__Data__:
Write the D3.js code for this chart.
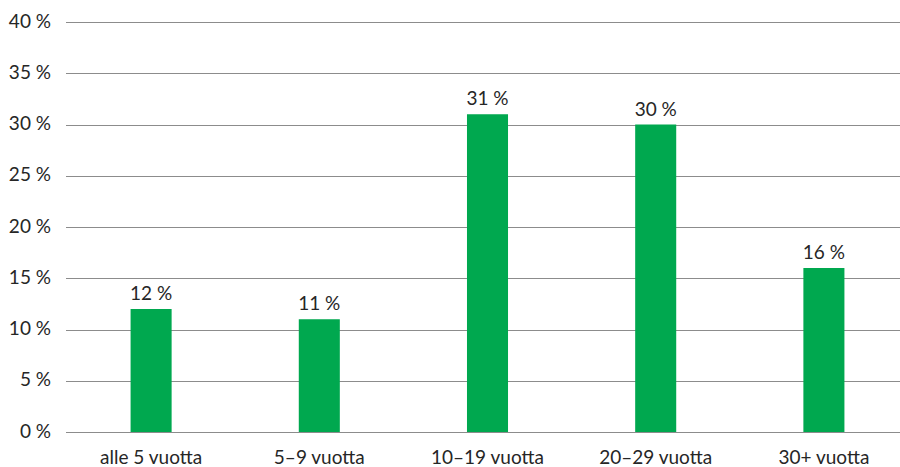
<!DOCTYPE html>
<html>
<head>
<meta charset="utf-8">
<script src="https://cdn.jsdelivr.net/npm/d3@7"></script>
<style>
  html, body { margin: 0; padding: 0; background: #fff; }
  svg text { font-family: Lato, 'Open Sans', sans-serif; fill: #262626; }
</style>
</head>
<body>
<div id="chart"></div>
<script>
const categories = ['alle 5 vuotta', '5–9 vuotta', '10–19 vuotta', '20–29 vuotta', '30+ vuotta']
const shares = [12, 11, 31, 30, 16]
const yTicks = [0, 5, 10, 15, 20, 25, 30, 35, 40]

const width = 900
const height = 467
const margin = { top: 22, right: -8, bottom: 35, left: 67 }

const svg = d3.select('#chart')
  .append('svg')
  .attr('width', width)
  .attr('height', height)

const x = d3.scaleBand()
  .domain(categories)
  .range([margin.left, width - margin.right])
  .paddingInner(0.756)
  .paddingOuter(0.378)

const y = d3.scaleLinear()
  .domain([0, 40])
  .range([height - margin.bottom, margin.top])

// gridlines + y labels
const grid = svg.append('g')
grid.selectAll('line')
  .data(yTicks)
  .join('line')
  .attr('x1', 66)
  .attr('x2', width)
  .attr('y1', d => Math.round(y(d)) + 0.5)
  .attr('y2', d => Math.round(y(d)) + 0.5)
  .attr('stroke', '#8c8c8c')
  .attr('stroke-width', 1)

grid.selectAll('text')
  .data(yTicks)
  .join('text')
  .attr('x', 51)
  .attr('y', d => y(d))
  .attr('dy', '0.3em')
  .attr('text-anchor', 'end')
  .style('font-size', '19px')
  .text(d => d + ' %')

// bars
svg.append('g')
  .selectAll('rect')
  .data(shares)
  .join('rect')
  .attr('x', (d, i) => x(categories[i]))
  .attr('width', x.bandwidth())
  .attr('y', d => y(d))
  .attr('height', d => y(0) - y(d))
  .attr('fill', '#00a84f')

// redraw baseline on top of bars
svg.append('line')
  .attr('x1', 66)
  .attr('x2', width)
  .attr('y1', Math.round(y(0)) + 0.5)
  .attr('y2', Math.round(y(0)) + 0.5)
  .attr('stroke', '#8c8c8c')

// value labels
svg.append('g')
  .selectAll('text')
  .data(shares)
  .join('text')
  .attr('x', (d, i) => x(categories[i]) + x.bandwidth() / 2)
  .attr('y', d => y(d) - 9)
  .attr('text-anchor', 'middle')
  .style('font-size', '19px')
  .text(d => d + ' %')

// category labels
svg.append('g')
  .selectAll('text')
  .data(categories)
  .join('text')
  .attr('x', d => x(d) + x.bandwidth() / 2)
  .attr('y', 464)
  .attr('text-anchor', 'middle')
  .style('font-size', '19px')
  .text(d => d)
</script>
</body>
</html>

__Your task__: All of the material above should be reproduced exactly, except the pictures.

__Complete output__:
Write the D3.js code for this chart.
<!DOCTYPE html>
<html>
<head>
<meta charset="utf-8">
<script src="https://cdn.jsdelivr.net/npm/d3@7"></script>
<style>
  html, body { margin: 0; padding: 0; background: #fff; }
  svg text { font-family: Lato, 'Open Sans', sans-serif; fill: #262626; }
</style>
</head>
<body>
<div id="chart"></div>
<script>
const categories = ['alle 5 vuotta', '5–9 vuotta', '10–19 vuotta', '20–29 vuotta', '30+ vuotta']
const shares = [12, 11, 31, 30, 16]
const yTicks = [0, 5, 10, 15, 20, 25, 30, 35, 40]

const width = 900
const height = 467
const margin = { top: 22, right: -8, bottom: 35, left: 67 }

const svg = d3.select('#chart')
  .append('svg')
  .attr('width', width)
  .attr('height', height)

const x = d3.scaleBand()
  .domain(categories)
  .range([margin.left, width - margin.right])
  .paddingInner(0.756)
  .paddingOuter(0.378)

const y = d3.scaleLinear()
  .domain([0, 40])
  .range([height - margin.bottom, margin.top])

// gridlines + y labels
const grid = svg.append('g')
grid.selectAll('line')
  .data(yTicks)
  .join('line')
  .attr('x1', 66)
  .attr('x2', width)
  .attr('y1', d => Math.round(y(d)) + 0.5)
  .attr('y2', d => Math.round(y(d)) + 0.5)
  .attr('stroke', '#8c8c8c')
  .attr('stroke-width', 1)

grid.selectAll('text')
  .data(yTicks)
  .join('text')
  .attr('x', 51)
  .attr('y', d => y(d))
  .attr('dy', '0.3em')
  .attr('text-anchor', 'end')
  .style('font-size', '19px')
  .text(d => d + ' %')

// bars
svg.append('g')
  .selectAll('rect')
  .data(shares)
  .join('rect')
  .attr('x', (d, i) => x(categories[i]))
  .attr('width', x.bandwidth())
  .attr('y', d => y(d))
  .attr('height', d => y(0) - y(d))
  .attr('fill', '#00a84f')

// redraw baseline on top of bars
svg.append('line')
  .attr('x1', 66)
  .attr('x2', width)
  .attr('y1', Math.round(y(0)) + 0.5)
  .attr('y2', Math.round(y(0)) + 0.5)
  .attr('stroke', '#8c8c8c')

// value labels
svg.append('g')
  .selectAll('text')
  .data(shares)
  .join('text')
  .attr('x', (d, i) => x(categories[i]) + x.bandwidth() / 2)
  .attr('y', d => y(d) - 9)
  .attr('text-anchor', 'middle')
  .style('font-size', '19px')
  .text(d => d + ' %')

// category labels
svg.append('g')
  .selectAll('text')
  .data(categories)
  .join('text')
  .attr('x', d => x(d) + x.bandwidth() / 2)
  .attr('y', 464)
  .attr('text-anchor', 'middle')
  .style('font-size', '19px')
  .text(d => d)
</script>
</body>
</html>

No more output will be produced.